◆ WHAT THE TASK REQUIRES: Copy out exactly the lines spanning the line with "Rebuild this chart as a Python script, using matplotlib." to the line with "from matplotlib.patches import Rectangle", inclusive, from the data underneath, with no pictures.

◆ ENTRIES SUPPLIED:
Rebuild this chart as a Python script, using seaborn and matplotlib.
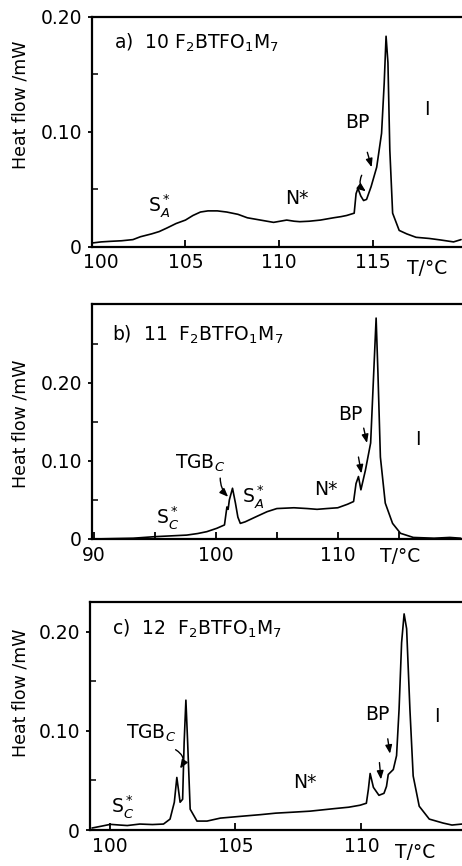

...

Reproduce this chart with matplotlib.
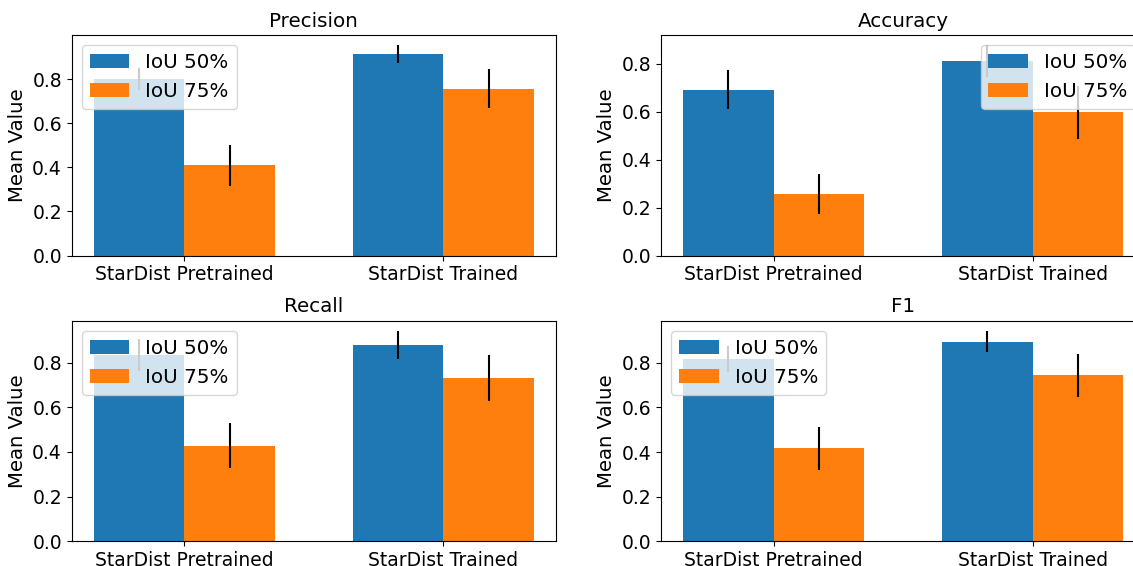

==

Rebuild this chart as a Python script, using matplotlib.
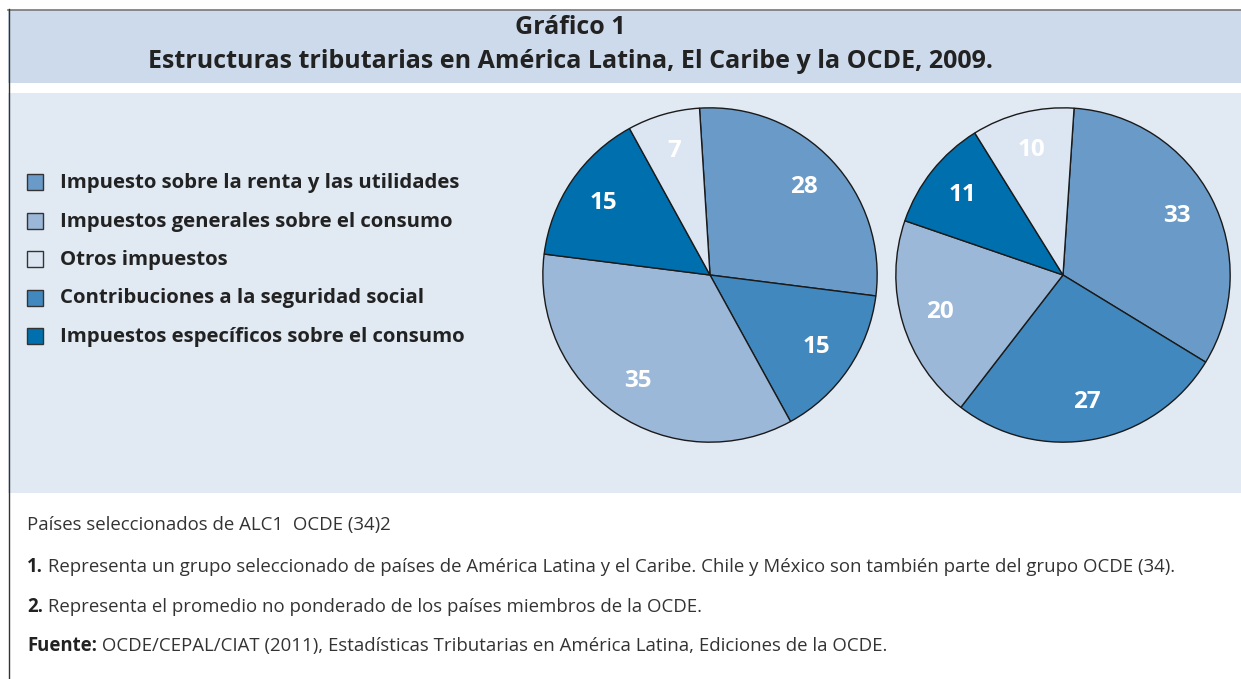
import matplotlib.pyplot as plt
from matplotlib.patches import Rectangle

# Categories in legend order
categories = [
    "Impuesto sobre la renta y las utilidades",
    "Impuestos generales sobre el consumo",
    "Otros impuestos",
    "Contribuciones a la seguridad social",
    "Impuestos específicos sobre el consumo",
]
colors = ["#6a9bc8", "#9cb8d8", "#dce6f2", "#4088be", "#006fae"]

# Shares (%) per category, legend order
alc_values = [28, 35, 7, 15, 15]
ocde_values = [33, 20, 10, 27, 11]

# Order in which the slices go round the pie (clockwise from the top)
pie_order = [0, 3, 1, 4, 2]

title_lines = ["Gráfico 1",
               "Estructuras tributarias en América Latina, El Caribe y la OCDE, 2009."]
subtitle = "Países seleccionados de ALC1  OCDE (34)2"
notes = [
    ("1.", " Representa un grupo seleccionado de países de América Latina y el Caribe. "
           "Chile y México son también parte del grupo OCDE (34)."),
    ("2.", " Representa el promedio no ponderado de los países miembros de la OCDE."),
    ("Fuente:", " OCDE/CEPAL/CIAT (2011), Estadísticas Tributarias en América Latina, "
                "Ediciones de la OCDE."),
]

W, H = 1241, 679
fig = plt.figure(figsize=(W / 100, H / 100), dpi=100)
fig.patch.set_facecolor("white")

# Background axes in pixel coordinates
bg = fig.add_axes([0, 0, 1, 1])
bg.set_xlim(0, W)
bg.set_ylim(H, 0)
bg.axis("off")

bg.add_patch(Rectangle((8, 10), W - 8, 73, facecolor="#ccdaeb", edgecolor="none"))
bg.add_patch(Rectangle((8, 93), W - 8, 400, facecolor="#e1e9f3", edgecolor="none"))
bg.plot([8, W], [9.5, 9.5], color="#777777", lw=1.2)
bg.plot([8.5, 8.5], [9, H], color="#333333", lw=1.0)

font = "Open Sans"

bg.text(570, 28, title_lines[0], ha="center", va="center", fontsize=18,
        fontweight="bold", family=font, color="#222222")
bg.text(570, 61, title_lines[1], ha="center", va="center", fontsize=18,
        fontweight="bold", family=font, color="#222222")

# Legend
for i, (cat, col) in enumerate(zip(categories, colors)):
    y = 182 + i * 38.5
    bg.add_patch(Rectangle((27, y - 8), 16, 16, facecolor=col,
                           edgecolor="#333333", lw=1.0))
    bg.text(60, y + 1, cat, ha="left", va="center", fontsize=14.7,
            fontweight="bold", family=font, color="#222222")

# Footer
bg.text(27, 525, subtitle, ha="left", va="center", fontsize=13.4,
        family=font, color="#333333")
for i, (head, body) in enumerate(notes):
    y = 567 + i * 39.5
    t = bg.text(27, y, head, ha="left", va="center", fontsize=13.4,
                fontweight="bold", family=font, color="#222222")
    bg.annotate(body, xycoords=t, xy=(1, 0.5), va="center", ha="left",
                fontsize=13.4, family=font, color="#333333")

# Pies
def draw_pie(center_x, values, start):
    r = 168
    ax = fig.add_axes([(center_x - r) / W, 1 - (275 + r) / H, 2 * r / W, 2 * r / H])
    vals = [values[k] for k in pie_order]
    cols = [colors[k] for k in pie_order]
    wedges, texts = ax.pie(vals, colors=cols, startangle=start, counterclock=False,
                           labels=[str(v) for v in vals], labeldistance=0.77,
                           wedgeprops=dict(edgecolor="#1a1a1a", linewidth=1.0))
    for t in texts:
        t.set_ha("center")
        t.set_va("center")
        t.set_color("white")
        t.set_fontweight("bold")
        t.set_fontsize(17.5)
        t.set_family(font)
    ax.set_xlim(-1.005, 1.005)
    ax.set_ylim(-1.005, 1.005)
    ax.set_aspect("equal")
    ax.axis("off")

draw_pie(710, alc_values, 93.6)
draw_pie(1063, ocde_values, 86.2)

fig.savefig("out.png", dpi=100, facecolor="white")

◆ EXERCISE RESULT:
Rebuild this chart as a Python script, using matplotlib.
import matplotlib.pyplot as plt
from matplotlib.patches import Rectangle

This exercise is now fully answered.